Stated goal: Output the material beneath this task exactly, images excluded.

Collected data
************

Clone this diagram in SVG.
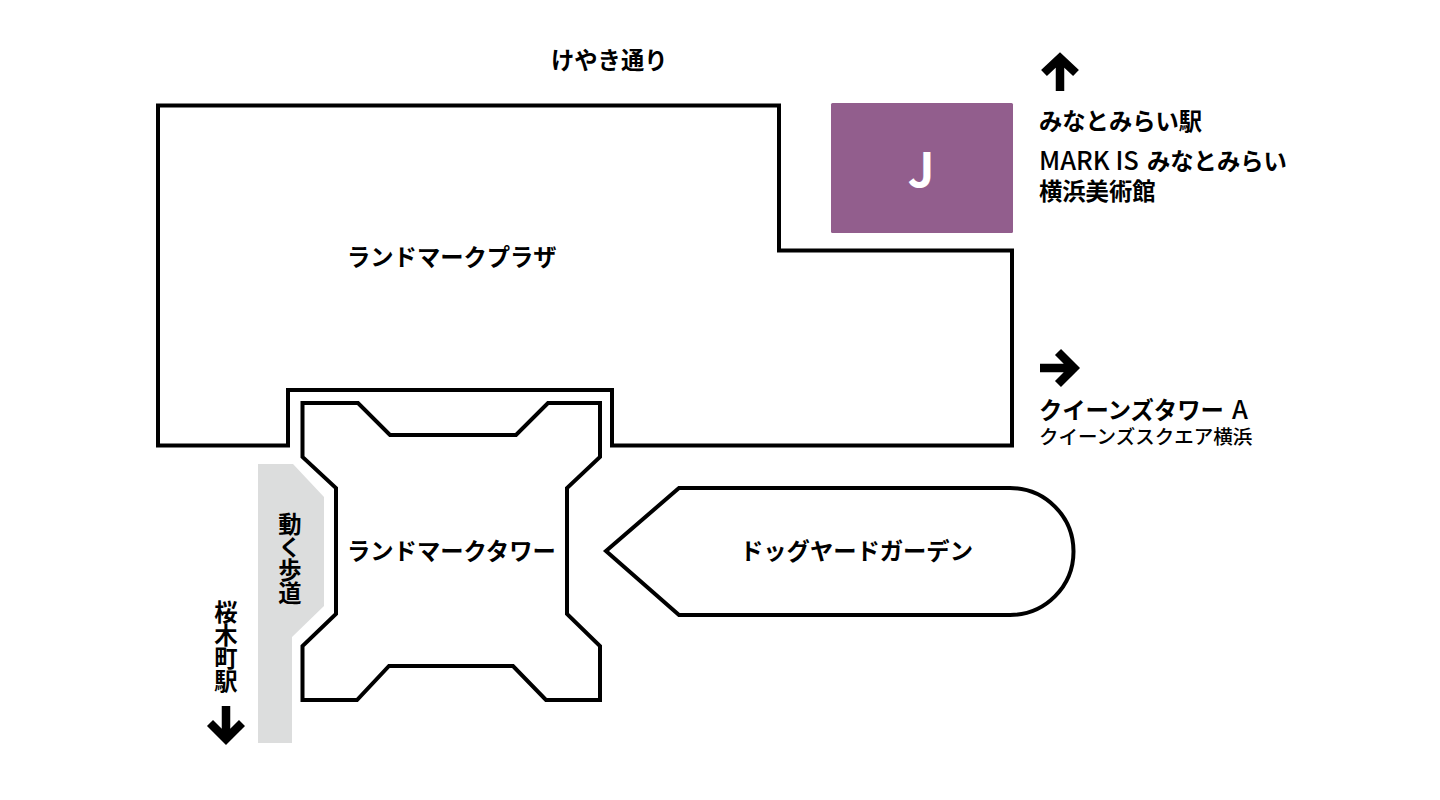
<svg xmlns="http://www.w3.org/2000/svg" width="1440" height="800" viewBox="0 0 1440 800">
<style>
.o{fill:#fff;stroke:#000;stroke-width:4;stroke-linejoin:miter}
.a{fill:none;stroke:#000;stroke-width:8.500;stroke-linejoin:miter}
text{font-family:"Noto Sans CJK JP","Noto Sans",sans-serif;font-weight:700;font-size:23.300px;fill:#000}
.v{writing-mode:vertical-rl;text-orientation:upright}
.l{font-size:25.500px;font-weight:500}
</style>
<rect width="1440" height="800" fill="#fff"/>
<g id="plaza">
<path class="o" d="M158 105.500H779V250.500H1012V445.500H612V390H288V445.500H158Z"/>
<text x="347" y="266">ランドマークプラザ</text>
</g>
<g id="tower">
<path class="o" d="M302.500 403H358L390 435H516L548 403H600V457L567 488V614L600 646V700H546L513 666H389L357 700H302.500V646L336 614V488L302.500 457Z"/>
<text x="347" y="560">ランドマークタワー</text>
</g>
<g id="walkway">
<path fill="#dcdddd" d="M258 464H293L324 497V606L292 637V743H258Z"/>
<text class="v" x="290" y="512">動く歩道</text>
</g>
<g id="dogyard">
<path class="o" d="M606 551L679 488H1010A63.500 63.500 0 0 1 1010 615H679Z"/>
<text x="740" y="560">ドッグヤードガーデン</text>
</g>
<g id="j">
<rect x="831" y="103" width="182" height="130" rx="1.500" fill="#925e8d"/>
<text x="921" y="187" text-anchor="middle" style="font-size:47px;fill:#fff">J</text>
</g>
<g id="keyaki"><text x="551" y="69">けやき通り</text></g>
<g id="minatomirai">
<text x="1039" y="130">みなとみらい駅</text>
<text x="1039" y="170"><tspan class="l">MARK IS</tspan><tspan x="1147">みなとみらい</tspan></text>
<text x="1039" y="200">横浜美術館</text>
</g>
<g id="queens">
<text x="1039" y="419">クイーンズタワー<tspan class="l" x="1232">A</tspan></text>
<text x="1039" y="444" style="font-size:19.500px;font-weight:500">クイーンズスクエア横浜</text>
</g>
<g id="sakuragicho"><text class="v" x="226" y="600">桜木町駅</text></g>
<g id="connectors">
<path class="a" d="M1060 91V57M1044 73L1060 58L1076 73"/>
<path class="a" d="M1040 368H1073M1058 352L1074 368L1058 384"/>
<path class="a" d="M226 706V738M210 723L226 739L242 723"/>
</g>
</svg>
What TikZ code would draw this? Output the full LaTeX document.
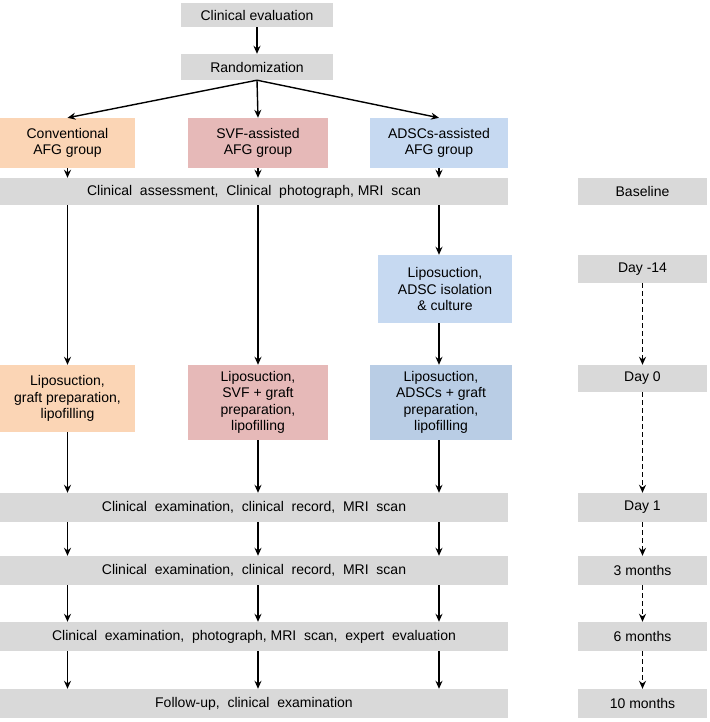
\documentclass[tikz,border=0pt]{standalone}
\usepackage{fontspec}
\setmainfont{Liberation Sans}
\usetikzlibrary{arrows.meta}
\definecolor{gr}{HTML}{D9D9D9}
\definecolor{orn}{HTML}{FBD5B5}
\definecolor{pnk}{HTML}{E6B9B8}
\definecolor{lbl}{HTML}{C6D9F1}
\definecolor{dbl}{HTML}{B9CDE5}
\begin{document}
\begin{tikzpicture}[x=1pt,y=-1pt,
  box/.style={draw=none,inner sep=0pt,align=center,font=\fontsize{14}{16.5}\selectfont},
  arr/.style={-{Stealth[length=8pt,width=7pt]},line width=1.4pt},
  darr/.style={arr,dash pattern=on 5pt off 3pt}]
\useasboundingbox (0,0) rectangle (709,722);
\node[box,fill=gr,minimum width=152pt,minimum height=24pt] (ce) at (257,15) {Clinical evaluation};
\node[box,fill=gr,minimum width=152pt,minimum height=26pt] (rd) at (257,67) {Randomization};
\node[box,fill=orn,minimum width=135pt,minimum height=50pt] (g1) at (67.5,143) {Conventional\\AFG group};
\node[box,fill=pnk,minimum width=140pt,minimum height=50pt] (g2) at (258,143) {SVF-assisted\\AFG group};
\node[box,fill=lbl,minimum width=138pt,minimum height=50pt] (g3) at (439,143) {ADSCs-assisted\\AFG group};
\node[box,fill=gr,minimum width=508pt,minimum height=27pt] (b0) at (254,191.5) {Clinical \ assessment, \ Clinical \ photograph, MRI \ scan};
\node[box,fill=lbl,minimum width=134pt,minimum height=68pt] (iso) at (445,289) {Liposuction,\\ADSC isolation\\\& culture};
\node[box,fill=orn,minimum width=135pt,minimum height=67pt] (p1) at (67.5,398.5) {Liposuction,\\graft preparation,\\lipofilling};
\node[box,fill=pnk,minimum width=140pt,minimum height=75pt] (p2) at (258,402.5) {Liposuction,\\SVF + graft\\preparation,\\lipofilling};
\node[box,fill=dbl,minimum width=142pt,minimum height=75pt] (p3) at (441,402.5) {Liposuction,\\ADSCs + graft\\preparation,\\lipofilling};
\node[box,fill=gr,minimum width=508pt,minimum height=29pt] (b1) at (254,507.5) {Clinical \ examination, \ clinical \ record, \ MRI \ scan};
\node[box,fill=gr,minimum width=508pt,minimum height=29pt] (b2) at (254,570.5) {Clinical \ examination, \ clinical \ record, \ MRI \ scan};
\node[box,fill=gr,minimum width=508pt,minimum height=29pt] (b3) at (254,636.5) {Clinical \ examination, \ photograph, MRI \ scan, \ expert \ evaluation};
\node[box,fill=gr,minimum width=508pt,minimum height=29pt] (b4) at (254,703.5) {Follow-up, \ clinical \ examination};
\node[box,fill=gr,minimum width=129pt,minimum height=27pt] (t0) at (642.5,191.5) {Baseline};
\node[box,fill=gr,minimum width=129pt,minimum height=28pt] (t1) at (642.5,269) {Day -14};
\node[box,fill=gr,minimum width=129pt,minimum height=27pt] (t2) at (642.5,378.5) {Day 0};
\node[box,fill=gr,minimum width=129pt,minimum height=29pt] (t3) at (642.5,507.5) {Day 1};
\node[box,fill=gr,minimum width=129pt,minimum height=29pt] (t4) at (642.5,570.5) {3 months};
\node[box,fill=gr,minimum width=129pt,minimum height=29pt] (t5) at (642.5,636.5) {6 months};
\node[box,fill=gr,minimum width=129pt,minimum height=29pt] (t6) at (642.5,703.5) {10 months};
\draw[arr] (ce) -- (rd);
\draw[arr] (rd.south) -- (g1.north);
\draw[arr] (rd.south) -- (g2.north);
\draw[arr] (rd.south) -- (g3.north);
\foreach \g in {g1,g2,g3} \draw[arr] (\g.south) -- (\g.south |- b0.north);
\draw[arr] (p1.north |- b0.south) -- (p1.north);
\draw[arr] (g2.south |- b0.south) -- (p2.north);
\draw[arr] (g3.south |- b0.south) -- (iso.north -| g3.south);
\draw[arr] (iso.south -| g3.south) -- (p3.north -| g3.south);
\draw[arr] (p1.south) -- (p1.south |- b1.north);
\draw[arr] (p2.south) -- (p2.south |- b1.north);
\draw[arr] (p3.south -| g3.south) -- (g3.south |- b1.north);
\foreach \a/\b in {b1/b2,b2/b3,b3/b4}{
  \draw[arr] (g1.south |- \a.south) -- (g1.south |- \b.north);
  \draw[arr] (g2.south |- \a.south) -- (g2.south |- \b.north);
  \draw[arr] (g3.south |- \a.south) -- (g3.south |- \b.north);}
\foreach \a/\b in {t1/t2,t2/t3,t3/t4,t4/t5,t5/t6} \draw[darr] (\a) -- (\b);
\end{tikzpicture}
\end{document}
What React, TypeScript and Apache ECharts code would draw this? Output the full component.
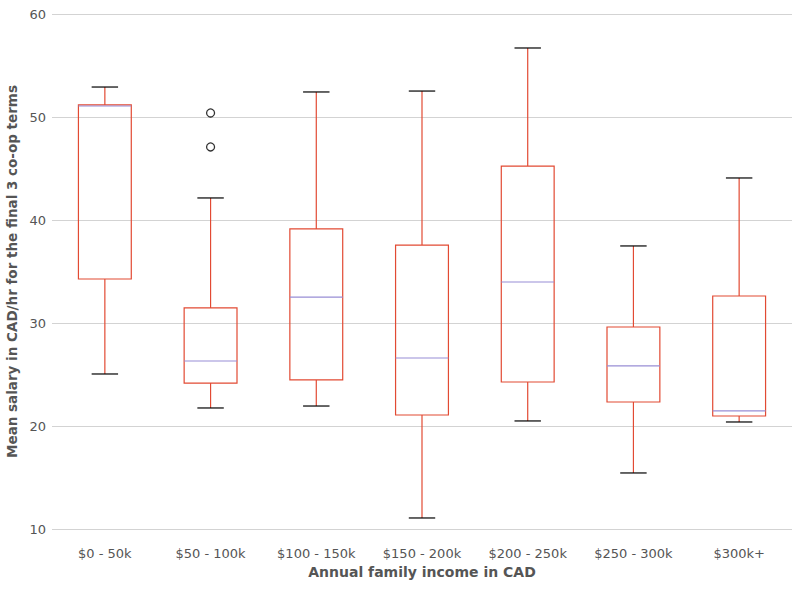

************

Solution to this exercise:
Clone this diagram in SVG.
<svg xmlns="http://www.w3.org/2000/svg" width="1440" height="800" viewBox="0 0 1440 800">
<style>
.o{fill:#fff;stroke:#000;stroke-width:4;stroke-linejoin:miter}
.a{fill:none;stroke:#000;stroke-width:8.500;stroke-linejoin:miter}
text{font-family:"Noto Sans CJK JP","Noto Sans",sans-serif;font-weight:700;font-size:23.300px;fill:#000}
.v{writing-mode:vertical-rl;text-orientation:upright}
.l{font-size:25.500px;font-weight:500}
</style>
<rect width="1440" height="800" fill="#fff"/>
<g id="plaza">
<path class="o" d="M158 105.500H779V250.500H1012V445.500H612V390H288V445.500H158Z"/>
<text x="347" y="266">ランドマークプラザ</text>
</g>
<g id="tower">
<path class="o" d="M302.500 403H358L390 435H516L548 403H600V457L567 488V614L600 646V700H546L513 666H389L357 700H302.500V646L336 614V488L302.500 457Z"/>
<text x="347" y="560">ランドマークタワー</text>
</g>
<g id="walkway">
<path fill="#dcdddd" d="M258 464H293L324 497V606L292 637V743H258Z"/>
<text class="v" x="290" y="512">動く歩道</text>
</g>
<g id="dogyard">
<path class="o" d="M606 551L679 488H1010A63.500 63.500 0 0 1 1010 615H679Z"/>
<text x="740" y="560">ドッグヤードガーデン</text>
</g>
<g id="j">
<rect x="831" y="103" width="182" height="130" rx="1.500" fill="#925e8d"/>
<text x="921" y="187" text-anchor="middle" style="font-size:47px;fill:#fff">J</text>
</g>
<g id="keyaki"><text x="551" y="69">けやき通り</text></g>
<g id="minatomirai">
<text x="1039" y="130">みなとみらい駅</text>
<text x="1039" y="170"><tspan class="l">MARK IS</tspan><tspan x="1147">みなとみらい</tspan></text>
<text x="1039" y="200">横浜美術館</text>
</g>
<g id="queens">
<text x="1039" y="419">クイーンズタワー<tspan class="l" x="1232">A</tspan></text>
<text x="1039" y="444" style="font-size:19.500px;font-weight:500">クイーンズスクエア横浜</text>
</g>
<g id="sakuragicho"><text class="v" x="226" y="600">桜木町駅</text></g>
<g id="connectors">
<path class="a" d="M1060 91V57M1044 73L1060 58L1076 73"/>
<path class="a" d="M1040 368H1073M1058 352L1074 368L1058 384"/>
<path class="a" d="M226 706V738M210 723L226 739L242 723"/>
</g>
</svg>
What TikZ code would draw this? Output the full LaTeX document.
\documentclass[tikz,border=0pt]{standalone}
\usepackage{fontspec}
\setmainfont{Liberation Sans}
\usetikzlibrary{arrows.meta}
\definecolor{gr}{HTML}{D9D9D9}
\definecolor{orn}{HTML}{FBD5B5}
\definecolor{pnk}{HTML}{E6B9B8}
\definecolor{lbl}{HTML}{C6D9F1}
\definecolor{dbl}{HTML}{B9CDE5}
\begin{document}
\begin{tikzpicture}[x=1pt,y=-1pt,
  box/.style={draw=none,inner sep=0pt,align=center,font=\fontsize{14}{16.5}\selectfont},
  arr/.style={-{Stealth[length=8pt,width=7pt]},line width=1.4pt},
  darr/.style={arr,dash pattern=on 5pt off 3pt}]
\useasboundingbox (0,0) rectangle (709,722);
\node[box,fill=gr,minimum width=152pt,minimum height=24pt] (ce) at (257,15) {Clinical evaluation};
\node[box,fill=gr,minimum width=152pt,minimum height=26pt] (rd) at (257,67) {Randomization};
\node[box,fill=orn,minimum width=135pt,minimum height=50pt] (g1) at (67.5,143) {Conventional\\AFG group};
\node[box,fill=pnk,minimum width=140pt,minimum height=50pt] (g2) at (258,143) {SVF-assisted\\AFG group};
\node[box,fill=lbl,minimum width=138pt,minimum height=50pt] (g3) at (439,143) {ADSCs-assisted\\AFG group};
\node[box,fill=gr,minimum width=508pt,minimum height=27pt] (b0) at (254,191.5) {Clinical \ assessment, \ Clinical \ photograph, MRI \ scan};
\node[box,fill=lbl,minimum width=134pt,minimum height=68pt] (iso) at (445,289) {Liposuction,\\ADSC isolation\\\& culture};
\node[box,fill=orn,minimum width=135pt,minimum height=67pt] (p1) at (67.5,398.5) {Liposuction,\\graft preparation,\\lipofilling};
\node[box,fill=pnk,minimum width=140pt,minimum height=75pt] (p2) at (258,402.5) {Liposuction,\\SVF + graft\\preparation,\\lipofilling};
\node[box,fill=dbl,minimum width=142pt,minimum height=75pt] (p3) at (441,402.5) {Liposuction,\\ADSCs + graft\\preparation,\\lipofilling};
\node[box,fill=gr,minimum width=508pt,minimum height=29pt] (b1) at (254,507.5) {Clinical \ examination, \ clinical \ record, \ MRI \ scan};
\node[box,fill=gr,minimum width=508pt,minimum height=29pt] (b2) at (254,570.5) {Clinical \ examination, \ clinical \ record, \ MRI \ scan};
\node[box,fill=gr,minimum width=508pt,minimum height=29pt] (b3) at (254,636.5) {Clinical \ examination, \ photograph, MRI \ scan, \ expert \ evaluation};
\node[box,fill=gr,minimum width=508pt,minimum height=29pt] (b4) at (254,703.5) {Follow-up, \ clinical \ examination};
\node[box,fill=gr,minimum width=129pt,minimum height=27pt] (t0) at (642.5,191.5) {Baseline};
\node[box,fill=gr,minimum width=129pt,minimum height=28pt] (t1) at (642.5,269) {Day -14};
\node[box,fill=gr,minimum width=129pt,minimum height=27pt] (t2) at (642.5,378.5) {Day 0};
\node[box,fill=gr,minimum width=129pt,minimum height=29pt] (t3) at (642.5,507.5) {Day 1};
\node[box,fill=gr,minimum width=129pt,minimum height=29pt] (t4) at (642.5,570.5) {3 months};
\node[box,fill=gr,minimum width=129pt,minimum height=29pt] (t5) at (642.5,636.5) {6 months};
\node[box,fill=gr,minimum width=129pt,minimum height=29pt] (t6) at (642.5,703.5) {10 months};
\draw[arr] (ce) -- (rd);
\draw[arr] (rd.south) -- (g1.north);
\draw[arr] (rd.south) -- (g2.north);
\draw[arr] (rd.south) -- (g3.north);
\foreach \g in {g1,g2,g3} \draw[arr] (\g.south) -- (\g.south |- b0.north);
\draw[arr] (p1.north |- b0.south) -- (p1.north);
\draw[arr] (g2.south |- b0.south) -- (p2.north);
\draw[arr] (g3.south |- b0.south) -- (iso.north -| g3.south);
\draw[arr] (iso.south -| g3.south) -- (p3.north -| g3.south);
\draw[arr] (p1.south) -- (p1.south |- b1.north);
\draw[arr] (p2.south) -- (p2.south |- b1.north);
\draw[arr] (p3.south -| g3.south) -- (g3.south |- b1.north);
\foreach \a/\b in {b1/b2,b2/b3,b3/b4}{
  \draw[arr] (g1.south |- \a.south) -- (g1.south |- \b.north);
  \draw[arr] (g2.south |- \a.south) -- (g2.south |- \b.north);
  \draw[arr] (g3.south |- \a.south) -- (g3.south |- \b.north);}
\foreach \a/\b in {t1/t2,t2/t3,t3/t4,t4/t5,t5/t6} \draw[darr] (\a) -- (\b);
\end{tikzpicture}
\end{document}
What React, TypeScript and Apache ECharts code would draw this? Output the full component.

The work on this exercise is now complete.